Bay City, MI Moves to Pull Lead Pipes With Federal Infrastructure Money
Sitting 90 miles from Flint and home to century-old housing stock, Bay City is tapping state and federal funds to remove lead service lines before a new federal deadline kicks in.
Bay City, Michigan is moving to replace lead service lines connecting water mains to homes across the city, drawing on state and federal funds to tackle aging pipes that have posed a contamination risk for decades.
The city's water system serves roughly 31,000 residents plus several surrounding townships, and much of its housing stock dates to the late 1800s and early 1900s, the era when lead service lines were standard. The full scope of the current project, including the number of lines targeted and the neighborhoods involved, is not disclosed in publicly available summary documents.
Funding flows through Michigan's Drinking Water State Revolving Fund (DWSRF), which combines federal EPA capitalization grants with state matching dollars. The DWSRF received a major boost from the 2021 Bipartisan Infrastructure Law, which directed $15 billion nationwide specifically toward lead service line removal. The bid has been posted on the Michigan Inter-governmental Trade Network.

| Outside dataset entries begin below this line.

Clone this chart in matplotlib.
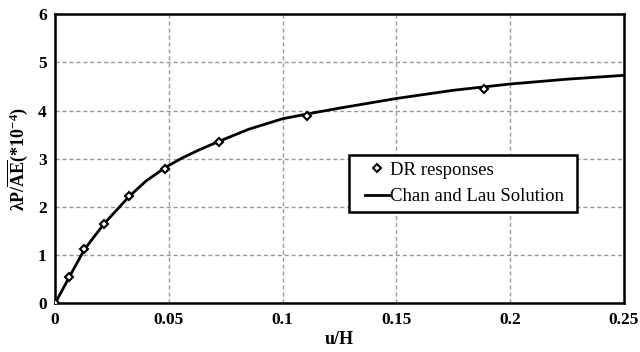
import matplotlib.pyplot as plt
from matplotlib.patches import Rectangle

# Chan and Lau solution
curve_x = [0, 0.0063, 0.0129, 0.0215, 0.0326, 0.04, 0.0485, 0.056, 0.0636, 0.072, 0.085,
           0.1, 0.111, 0.125, 0.1338, 0.15, 0.175, 0.2, 0.225, 0.25]
curve_y = [0, 0.55, 1.12, 1.65, 2.22, 2.54, 2.82, 3.02, 3.19, 3.36, 3.61,
           3.83, 3.93, 4.05, 4.12, 4.25, 4.42, 4.55, 4.65, 4.73]

# DR responses
dr_x = [0, 0.0063, 0.0129, 0.0215, 0.0326, 0.0485, 0.072, 0.1108, 0.1886]
dr_y = [0, 0.55, 1.12, 1.65, 2.22, 2.79, 3.34, 3.89, 4.44]

xticks = [0, 0.05, 0.1, 0.15, 0.2, 0.25]
xtick_labels = ['0', '0.05', '0.1', '0.15', '0.2', '0.25']
yticks = [0, 1, 2, 3, 4, 5, 6]

plt.rcParams['font.family'] = ['Liberation Serif', 'DejaVu Serif']
plt.rcParams['mathtext.fontset'] = 'custom'
plt.rcParams['mathtext.rm'] = 'Liberation Serif:bold'
plt.rcParams['mathtext.bf'] = 'Liberation Serif:bold'
plt.rcParams['mathtext.it'] = 'Liberation Serif:bold'

fig = plt.figure(figsize=(6.4, 3.52), dpi=100)
ax = fig.add_axes([0.086, 0.138, 0.889, 0.822])

ax.plot(dr_x, dr_y, linestyle='none', marker='D', markersize=4.5,
        markerfacecolor='white', markeredgecolor='black', markeredgewidth=1.5,
        label='DR responses', zorder=3)
ax.plot(curve_x, curve_y, color='black', linewidth=2, label='Chan and Lau Solution', zorder=2)

ax.set_xlim(0, 0.25)
ax.set_ylim(0, 6)
ax.set_xticks(xticks)
ax.set_xticklabels(xtick_labels)
ax.set_yticks(yticks)
ax.tick_params(length=0, labelsize=12.5, pad=6)
for lab in ax.get_xticklabels() + ax.get_yticklabels():
    lab.set_fontweight('bold')

ax.grid(color='#999999', linestyle='--', linewidth=1, dashes=(3, 2))
for s in ax.spines.values():
    s.set_linewidth(1.8)

ax.set_xlabel('u/H', fontsize=13, fontweight='bold', labelpad=2)
ax.set_ylabel(r'$\lambda P/\overline{AE}(*10^{-4})$', fontsize=13, labelpad=6)

# legend box drawn by hand (wider side padding than matplotlib's frame allows)
box = Rectangle((0.517, 0.316), 0.4, 0.197, transform=ax.transAxes,
                facecolor='white', edgecolor='black', linewidth=1.8, zorder=4)
ax.add_patch(box)
leg = ax.legend(loc='upper left', bbox_to_anchor=(0.545, 0.49), fontsize=13.5,
                frameon=False, handlelength=1.3, handletextpad=0.05, borderpad=0,
                labelspacing=0.49, borderaxespad=0)
leg.set_zorder(5)

fig.savefig('out.png', dpi=100)
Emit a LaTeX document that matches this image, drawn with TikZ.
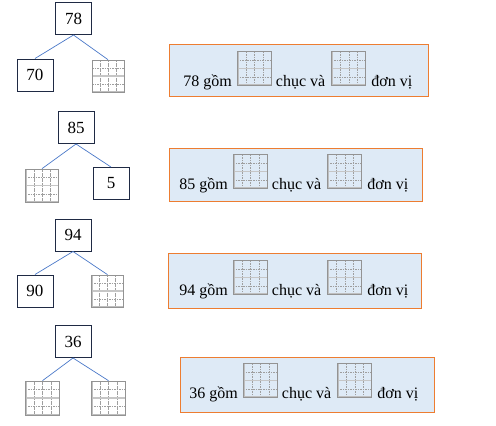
\documentclass[tikz,border=0pt]{standalone}
\usepackage{fontspec}
\setmainfont{Liberation Serif}
\usetikzlibrary{positioning,calc}

\definecolor{boxnavy}{HTML}{1F2A44}
\definecolor{linkblue}{HTML}{4A78C8}
\definecolor{frameorange}{HTML}{ED7D31}
\definecolor{fillblue}{HTML}{DEEAF6}

\tikzset{
  numbox/.style={draw=boxnavy, line width=1pt, minimum width=36pt, minimum height=32pt,
    inner sep=0pt, font=\rmfamily\fontsize{17}{20}\selectfont},
  link/.style={draw=linkblue, line width=0.7pt},
  frame/.style={draw=frameorange, fill=fillblue, line width=1pt, inner sep=0pt},
  txt/.style={inner sep=0pt, font=\rmfamily\fontsize{16}{19}\selectfont},
  gridbox/.style={draw=gray!85, line width=0.7pt, minimum width=#1, minimum height=#1,
    inner sep=0pt, path picture={
      \coordinate (pa) at (path picture bounding box.south west);
      \coordinate (pb) at (path picture bounding box.north east);
      % duong ke o ben trong
      \foreach \f in {0.25,0.5,0.75} {
        \draw[gray!75, line width=0.5pt, dash pattern=on 1.6pt off 0.9pt]
          ($(pa)!\f!(pa -| pb)$) -- ($(pb -| pa)!\f!(pb)$);
      }
      \foreach \f in {0.25,0.75} {
        \draw[gray!75, line width=0.5pt, dash pattern=on 1.6pt off 0.9pt]
          ($(pa)!\f!(pb -| pa)$) -- ($(pa -| pb)!\f!(pb)$);
      }
      \draw[gray!45, line width=1.1pt] ($(pa)!0.5!(pb -| pa)$) -- ($(pa -| pb)!0.5!(pb)$);
      % canh trai va canh duoi dam hon
      \draw[gray!50, line width=2.6pt] (pb -| pa) -- (pa) -- (pa -| pb);
    }},
  gridbox/.default=33pt
}

\begin{document}
\begin{tikzpicture}[x=1pt, y=-1pt]
    \useasboundingbox (0,0) rectangle (496,426);

    % Hang 1: 78
    \node[numbox] (t1) at (73.5,18.5) {78};
    \node[numbox] (l1) at (35,75) {70};
    \node[gridbox=32pt] (r1) at (108,76) {};
    \draw[link] (t1.south) -- (l1.north);
    \draw[link] (t1.south) -- (r1.north);
    \node[frame, minimum width=259pt, minimum height=52pt] (f1) at (298.5,70) {};
    \node[gridbox=34pt, anchor=south west] (a1) at (237,86) {};
    \node[txt, anchor=base east] (s1) at ([xshift=-5pt]a1.south west) {78 gồm};
    \node[txt, anchor=base west] (c1) at ([xshift=4pt]a1.south east) {chục và};
    \node[gridbox=34pt, anchor=south west] (b1) at ([xshift=6pt]c1.base east) {};
    \node[txt, anchor=base west] (d1) at ([xshift=5pt]b1.south east) {đơn vị};

    % Hang 2: 85
    \node[numbox] (t2) at (76,127.5) {85};
    \node[gridbox] (l2) at (42,185.5) {};
    \node[numbox] (r2) at (111,183.5) {5};
    \draw[link] (t2.south) -- (l2.north);
    \draw[link] (t2.south) -- (r2.north);
    \node[frame, minimum width=253pt, minimum height=53pt] (f2) at (295.5,174.5) {};
    \node[gridbox=34pt, anchor=south west] (a2) at (233,189) {};
    \node[txt, anchor=base east] (s2) at ([xshift=-5pt]a2.south west) {85 gồm};
    \node[txt, anchor=base west] (c2) at ([xshift=4pt]a2.south east) {chục và};
    \node[gridbox=34pt, anchor=south west] (b2) at ([xshift=6pt]c2.base east) {};
    \node[txt, anchor=base west] (d2) at ([xshift=5pt]b2.south east) {đơn vị};

    % Hang 3: 94
    \node[numbox] (t3) at (73,235) {94};
    \node[numbox] (l3) at (35,291) {90};
    \node[gridbox=32pt] (r3) at (107.5,291) {};
    \draw[link] (t3.south) -- (l3.north);
    \draw[link] (t3.south) -- (r3.north);
    \node[frame, minimum width=253pt, minimum height=55pt] (f3) at (294.5,280.5) {};
    \node[gridbox=34pt, anchor=south west] (a3) at (233,295) {};
    \node[txt, anchor=base east] (s3) at ([xshift=-5pt]a3.south west) {94 gồm};
    \node[txt, anchor=base west] (c3) at ([xshift=4pt]a3.south east) {chục và};
    \node[gridbox=34pt, anchor=south west] (b3) at ([xshift=6pt]c3.base east) {};
    \node[txt, anchor=base west] (d3) at ([xshift=5pt]b3.south east) {đơn vị};

    % Hang 4: 36
    \node[numbox] (t4) at (73,341.5) {36};
    \node[gridbox=34pt] (l4) at (42.5,398) {};
    \node[gridbox=34pt] (r4) at (108.5,398) {};
    \draw[link] (t4.south) -- (l4.north);
    \draw[link] (t4.south) -- (r4.north);
    \node[frame, minimum width=254pt, minimum height=55pt] (f4) at (307,384.5) {};
    \node[gridbox=34pt, anchor=south west] (a4) at (243,398) {};
    \node[txt, anchor=base east] (s4) at ([xshift=-5pt]a4.south west) {36 gồm};
    \node[txt, anchor=base west] (c4) at ([xshift=4pt]a4.south east) {chục và};
    \node[gridbox=34pt, anchor=south west] (b4) at ([xshift=6pt]c4.base east) {};
    \node[txt, anchor=base west] (d4) at ([xshift=5pt]b4.south east) {đơn vị};

\end{tikzpicture}
\end{document}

The push comes roughly a decade after the Flint water crisis, which began in 2014 about 90 miles south of Bay City and exposed just how many American homes were still connected to the water main by lead pipes. Michigan responded in 2018 with one of the strictest lead pipe rules in the country, requiring utilities to replace every lead service line by around 2041 at public expense rather than homeowner expense. Then, in October 2024, the EPA finalized new Lead and Copper Rule Improvements that tightened the national replacement timeline to 10 years, adding urgency for cities still working through their inventories.
The federal infrastructure money that is making this project possible was appropriated through 2026, giving municipalities limited time to get contracts signed and shovels in the ground before that funding window narrows. How quickly Bay City can move from contractor selection to completed replacements will be a practical test of whether smaller industrial cities can clear all the hurdles in time.